▶ **WHAT TO WORK ON**
Restate the entries word for word, omitting nothing.

######

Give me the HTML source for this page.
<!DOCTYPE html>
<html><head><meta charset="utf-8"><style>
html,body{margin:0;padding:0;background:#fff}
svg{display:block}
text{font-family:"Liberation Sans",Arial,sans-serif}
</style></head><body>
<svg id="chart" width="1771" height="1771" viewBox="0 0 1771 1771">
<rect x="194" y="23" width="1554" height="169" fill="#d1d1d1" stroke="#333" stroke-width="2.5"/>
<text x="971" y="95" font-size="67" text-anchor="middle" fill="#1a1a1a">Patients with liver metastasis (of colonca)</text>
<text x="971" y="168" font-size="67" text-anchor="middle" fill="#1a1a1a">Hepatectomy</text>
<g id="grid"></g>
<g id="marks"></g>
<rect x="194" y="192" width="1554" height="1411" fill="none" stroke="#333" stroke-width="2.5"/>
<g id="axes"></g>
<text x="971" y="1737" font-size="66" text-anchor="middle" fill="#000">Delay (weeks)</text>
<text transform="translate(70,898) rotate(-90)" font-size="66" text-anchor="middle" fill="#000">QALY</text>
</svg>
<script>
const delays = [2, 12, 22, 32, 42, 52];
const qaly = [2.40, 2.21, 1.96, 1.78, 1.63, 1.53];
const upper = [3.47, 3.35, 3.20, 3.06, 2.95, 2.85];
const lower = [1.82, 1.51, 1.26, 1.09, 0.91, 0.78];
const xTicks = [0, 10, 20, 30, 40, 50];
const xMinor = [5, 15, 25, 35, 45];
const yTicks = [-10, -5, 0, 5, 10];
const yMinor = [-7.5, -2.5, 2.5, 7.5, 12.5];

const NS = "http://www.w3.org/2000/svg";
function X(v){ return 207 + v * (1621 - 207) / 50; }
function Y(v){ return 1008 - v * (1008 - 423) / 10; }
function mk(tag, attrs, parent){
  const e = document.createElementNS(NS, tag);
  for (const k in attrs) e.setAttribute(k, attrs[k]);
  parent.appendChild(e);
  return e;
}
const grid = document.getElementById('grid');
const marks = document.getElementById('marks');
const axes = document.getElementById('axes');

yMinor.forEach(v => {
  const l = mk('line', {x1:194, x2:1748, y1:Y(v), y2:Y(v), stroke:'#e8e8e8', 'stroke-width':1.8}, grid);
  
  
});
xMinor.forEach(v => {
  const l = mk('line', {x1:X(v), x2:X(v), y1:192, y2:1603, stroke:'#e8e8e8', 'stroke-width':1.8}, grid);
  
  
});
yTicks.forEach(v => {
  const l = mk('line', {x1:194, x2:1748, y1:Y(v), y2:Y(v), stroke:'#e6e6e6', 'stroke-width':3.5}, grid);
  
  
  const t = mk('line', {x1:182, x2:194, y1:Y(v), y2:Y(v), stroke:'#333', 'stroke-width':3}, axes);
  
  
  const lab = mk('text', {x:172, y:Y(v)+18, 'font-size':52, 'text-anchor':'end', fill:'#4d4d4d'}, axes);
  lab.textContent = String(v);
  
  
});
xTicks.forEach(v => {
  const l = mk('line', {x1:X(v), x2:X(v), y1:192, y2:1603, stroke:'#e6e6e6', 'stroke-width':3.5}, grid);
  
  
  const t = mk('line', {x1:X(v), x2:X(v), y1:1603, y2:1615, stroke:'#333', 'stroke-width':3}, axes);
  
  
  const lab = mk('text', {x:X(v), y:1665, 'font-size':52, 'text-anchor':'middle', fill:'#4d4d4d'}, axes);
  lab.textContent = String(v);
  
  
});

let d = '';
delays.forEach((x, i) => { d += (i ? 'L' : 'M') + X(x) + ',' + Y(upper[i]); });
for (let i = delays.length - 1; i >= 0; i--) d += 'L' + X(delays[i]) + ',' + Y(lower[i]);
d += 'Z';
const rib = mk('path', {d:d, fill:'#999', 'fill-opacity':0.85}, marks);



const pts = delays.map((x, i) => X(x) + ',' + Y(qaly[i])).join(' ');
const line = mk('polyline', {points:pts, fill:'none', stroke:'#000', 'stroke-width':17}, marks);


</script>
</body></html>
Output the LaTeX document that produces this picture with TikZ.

######

▶ **CORRECT OUTPUT**
Give me the HTML source for this page.
<!DOCTYPE html>
<html><head><meta charset="utf-8"><style>
html,body{margin:0;padding:0;background:#fff}
svg{display:block}
text{font-family:"Liberation Sans",Arial,sans-serif}
</style></head><body>
<svg id="chart" width="1771" height="1771" viewBox="0 0 1771 1771">
<rect x="194" y="23" width="1554" height="169" fill="#d1d1d1" stroke="#333" stroke-width="2.5"/>
<text x="971" y="95" font-size="67" text-anchor="middle" fill="#1a1a1a">Patients with liver metastasis (of colonca)</text>
<text x="971" y="168" font-size="67" text-anchor="middle" fill="#1a1a1a">Hepatectomy</text>
<g id="grid"></g>
<g id="marks"></g>
<rect x="194" y="192" width="1554" height="1411" fill="none" stroke="#333" stroke-width="2.5"/>
<g id="axes"></g>
<text x="971" y="1737" font-size="66" text-anchor="middle" fill="#000">Delay (weeks)</text>
<text transform="translate(70,898) rotate(-90)" font-size="66" text-anchor="middle" fill="#000">QALY</text>
</svg>
<script>
const delays = [2, 12, 22, 32, 42, 52];
const qaly = [2.40, 2.21, 1.96, 1.78, 1.63, 1.53];
const upper = [3.47, 3.35, 3.20, 3.06, 2.95, 2.85];
const lower = [1.82, 1.51, 1.26, 1.09, 0.91, 0.78];
const xTicks = [0, 10, 20, 30, 40, 50];
const xMinor = [5, 15, 25, 35, 45];
const yTicks = [-10, -5, 0, 5, 10];
const yMinor = [-7.5, -2.5, 2.5, 7.5, 12.5];

const NS = "http://www.w3.org/2000/svg";
function X(v){ return 207 + v * (1621 - 207) / 50; }
function Y(v){ return 1008 - v * (1008 - 423) / 10; }
function mk(tag, attrs, parent){
  const e = document.createElementNS(NS, tag);
  for (const k in attrs) e.setAttribute(k, attrs[k]);
  parent.appendChild(e);
  return e;
}
const grid = document.getElementById('grid');
const marks = document.getElementById('marks');
const axes = document.getElementById('axes');

yMinor.forEach(v => {
  const l = mk('line', {x1:194, x2:1748, y1:Y(v), y2:Y(v), stroke:'#e8e8e8', 'stroke-width':1.8}, grid);
  
  
});
xMinor.forEach(v => {
  const l = mk('line', {x1:X(v), x2:X(v), y1:192, y2:1603, stroke:'#e8e8e8', 'stroke-width':1.8}, grid);
  
  
});
yTicks.forEach(v => {
  const l = mk('line', {x1:194, x2:1748, y1:Y(v), y2:Y(v), stroke:'#e6e6e6', 'stroke-width':3.5}, grid);
  
  
  const t = mk('line', {x1:182, x2:194, y1:Y(v), y2:Y(v), stroke:'#333', 'stroke-width':3}, axes);
  
  
  const lab = mk('text', {x:172, y:Y(v)+18, 'font-size':52, 'text-anchor':'end', fill:'#4d4d4d'}, axes);
  lab.textContent = String(v);
  
  
});
xTicks.forEach(v => {
  const l = mk('line', {x1:X(v), x2:X(v), y1:192, y2:1603, stroke:'#e6e6e6', 'stroke-width':3.5}, grid);
  
  
  const t = mk('line', {x1:X(v), x2:X(v), y1:1603, y2:1615, stroke:'#333', 'stroke-width':3}, axes);
  
  
  const lab = mk('text', {x:X(v), y:1665, 'font-size':52, 'text-anchor':'middle', fill:'#4d4d4d'}, axes);
  lab.textContent = String(v);
  
  
});

let d = '';
delays.forEach((x, i) => { d += (i ? 'L' : 'M') + X(x) + ',' + Y(upper[i]); });
for (let i = delays.length - 1; i >= 0; i--) d += 'L' + X(delays[i]) + ',' + Y(lower[i]);
d += 'Z';
const rib = mk('path', {d:d, fill:'#999', 'fill-opacity':0.85}, marks);



const pts = delays.map((x, i) => X(x) + ',' + Y(qaly[i])).join(' ');
const line = mk('polyline', {points:pts, fill:'none', stroke:'#000', 'stroke-width':17}, marks);


</script>
</body></html>
Output the LaTeX document that produces this picture with TikZ.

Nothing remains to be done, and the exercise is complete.